Call her and ask her to come back and get him. Tell her you need him out of the house for a while so that you can focus and work and not have to give 50% of your attention to him.
DH pulls stunts like this a lot. Or instead of saying "let's go to the playground!" he turns it into a do you want to go or not. Of course he says no, he's 2 and in the middle of doing something else. Then when it's naptime he throws a fit because NOW he's ready to go to the playground and cannot go.
I think when she gets back from the library they go see the trains. Will the trip to the library take a long time? I hope she can get in and out really quickly and then take him to do something fun!
How frustrating. Sure, give him choices if you want but choices like "do you want to wear your red shoes or your blue shoes?" She can't use a toddler's "choice" to get out of a commitment she made to you.
Yeah my DH has done this in the past. Its like "No, take him, this is what was discussed." I would be irritated.

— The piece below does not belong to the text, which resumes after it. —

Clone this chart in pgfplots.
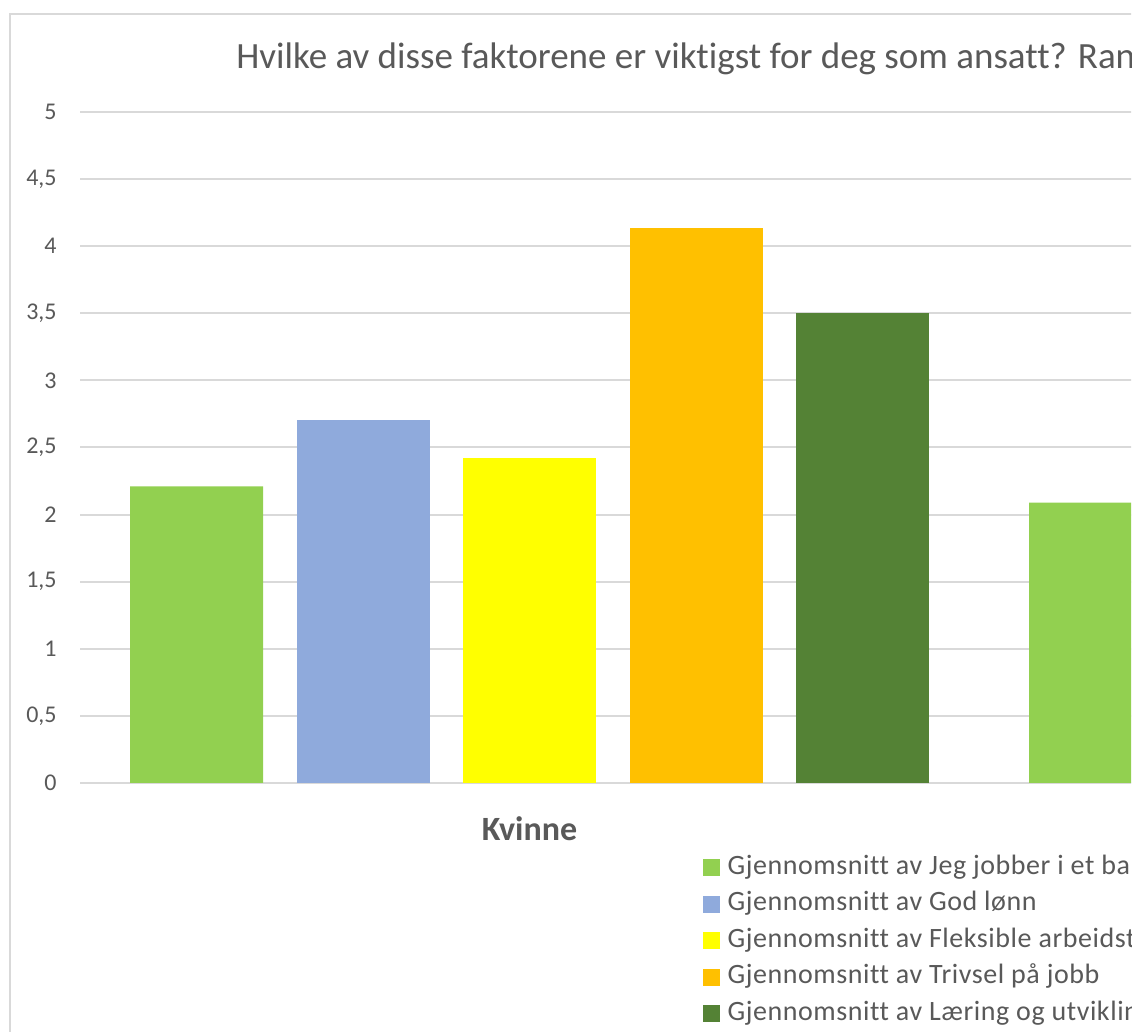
\documentclass[border=0pt]{standalone}
\usepackage{pgfplots}
\pgfplotsset{compat=1.18}
\usepackage{fontspec}
\setmainfont{Carlito}[Ligatures=NoCommon]
\newfontfamily\legfont{Carlito}[Ligatures=NoCommon, LetterSpace=2]
\definecolor{txt}{HTML}{595959}
\definecolor{gridc}{HTML}{D9D9D9}
\definecolor{c1}{HTML}{92D050}
\definecolor{c2}{HTML}{8FAADC}
\definecolor{c3}{HTML}{FFFF00}
\definecolor{c4}{HTML}{FFC000}
\definecolor{c5}{HTML}{548235}
\pgfplotsset{sq/.style={legend image code/.code={\fill[##1,draw=none] (0pt,-4.25pt) rectangle (8.5pt,4.25pt); \path (12.35pt,0pt);}}}
\begin{document}
\begin{tikzpicture}[x=0.5pt,y=0.5pt]
\useasboundingbox (0,0) rectangle (1137,1032);
\begin{scope}
\clip (0,0) rectangle (1131,1032);
\fill[white] (0,0) rectangle (1137,1032);
\draw[gridc, line width=1.25pt] (10,-20) -- (10,1018) -- (1300,1018);
\node[anchor=base west, text=txt, font=\fontsize{18.5}{22}\selectfont, inner sep=0pt] at (236,963) {Hvilke av disse faktorene er viktigst for deg som ansatt? Rangér fra 1 til 5};
\begin{axis}[
  at={(40pt,124.5pt)}, anchor=south west,
  scale only axis, width=899pt, height=335.5pt,
  xmin=0, xmax=2, ymin=0, ymax=5,
  ybar=16.75pt, bar width=66.5pt,
  ytick={0,0.5,1,1.5,2,2.5,3,3.5,4,4.5,5},
  xtick={0.5}, xticklabels={Kvinne},
  axis line style={draw=none},
  major tick length=0pt,
  ymajorgrids, major grid style={gridc, line width=1pt},
  /pgf/number format/.cd, use comma, assume math mode=true, /pgfplots/.cd,
  yticklabel style={font=\fontsize{12}{14}\selectfont, text=txt, inner sep=0pt, xshift=-11.5pt},
  xticklabel style={font=\fontsize{17}{20}\selectfont\bfseries, text=txt, inner sep=0pt, anchor=base, yshift=-29pt},
  legend style={draw=none, fill=none, inner sep=0pt, outer sep=0pt,
    at={(0.3465,-0.106)}, anchor=north west,
    font=\legfont\fontsize{14}{16}\selectfont, text=txt,
    column sep=0pt, row sep=4.75pt,
    nodes={inner sep=0pt, text height=10pt, text depth=3.5pt}},
  legend cell align=left,
]
\addplot[fill=c1, draw=none, sq] coordinates {(0.5,2.21) (1.5,2.09)};
\addplot[fill=c2, draw=none, sq] coordinates {(0.5,2.705)};
\addplot[fill=c3, draw=none, sq] coordinates {(0.5,2.425)};
\addplot[fill=c4, draw=none, sq] coordinates {(0.5,4.136)};
\addplot[fill=c5, draw=none, sq] coordinates {(0.5,3.50)};
\legend{Gjennomsnitt av Jeg jobber i et ba,
Gjennomsnitt av God lønn,
Gjennomsnitt av Fleksible arbeidstider,
Gjennomsnitt av Trivsel på jobb,
Gjennomsnitt av Læring og utvikling}
\end{axis}
\end{scope}
\end{tikzpicture}
\end{document}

My husband is famous for asking them what they want packed in their lunches. While I certainly try to pack stuff I know they like, I don't ask them because it turns into I don't want grapes I want cookies.
They eat what I pack them EVERYDAY . STOP GIVING THEM OPTIONS
I know the whole point is that SHE should be initiating such a trip and sticking to what you planned, but why didn't you tell Carl to get his shoes/coat on and to go with DP?
When she gets home I would take your laptop and leave Tell her you are going out to get some work done since she took off and left ds home and you got nothing done. Then leave for many hours.
Post by fuckyourcouch on Jan 5, 2013 12:29:18 GMT -5
that's bullshit, i'm sorry. i agree with others - call her and let her know she needs to come get him or take him up there. and i would totally cut the cable.
Seriously text or call her, and just tell her that he changed his mind, and wants to come. Who cares if thats a lie. She said she would take him, so she needs to follow through.
That is BS. If you work from home, you have to set aside a certain number of uninterrupted hours for yourself each week. He either needs to go to daycare, you need a sitter, or your partner will have to care for him in the evenings/weekends for a set amount of time. Does he join her at her job? No. Same goes for you.
It pains me to read your posts. You sound awesome and she is not earning her partner title at all. I would be screaming mad if I were you. I agree that when she gets back, either send her off again with the kiddo and tell her not to come back til X time, or take off yourself for a few hours.
From what you post it seems like she has zero interest in being a parent or partner to you. Counseling is a must because I don't know how much longer you should have to put up with this.
Post by textbookcase on Jan 5, 2013 12:48:11 GMT -5
I'm sorry you're going through this, Mommy. It isn't fair for you to be stuck doing everything. I hope you guys are able to work out a better arrangement. She needs to pick up her slack!
today she said she'd do dishes and when I ended up doing them because I needs the stove to be cleared her excuse was she was planning to do them after I made my breakfast. I can't make breakfast when there are pots and pans stacked on the stove to be washed.
I'm still not clear on why you did the dishes. Could you not have moved the stack from the stove to the sink and left them for her to deal with? If I told someone I would do dishes today the chances of that happening before breakfast are slim to none.
I completely get that she very much seems to take advantage and you're doing the bulk of the work on your own, but you also seem to be enabling her. If she says she's going to do something you need to hold her accountable. Doing the dishes for her or allowing her to walk out the door with your kid in tow is just reinforcing her behavior.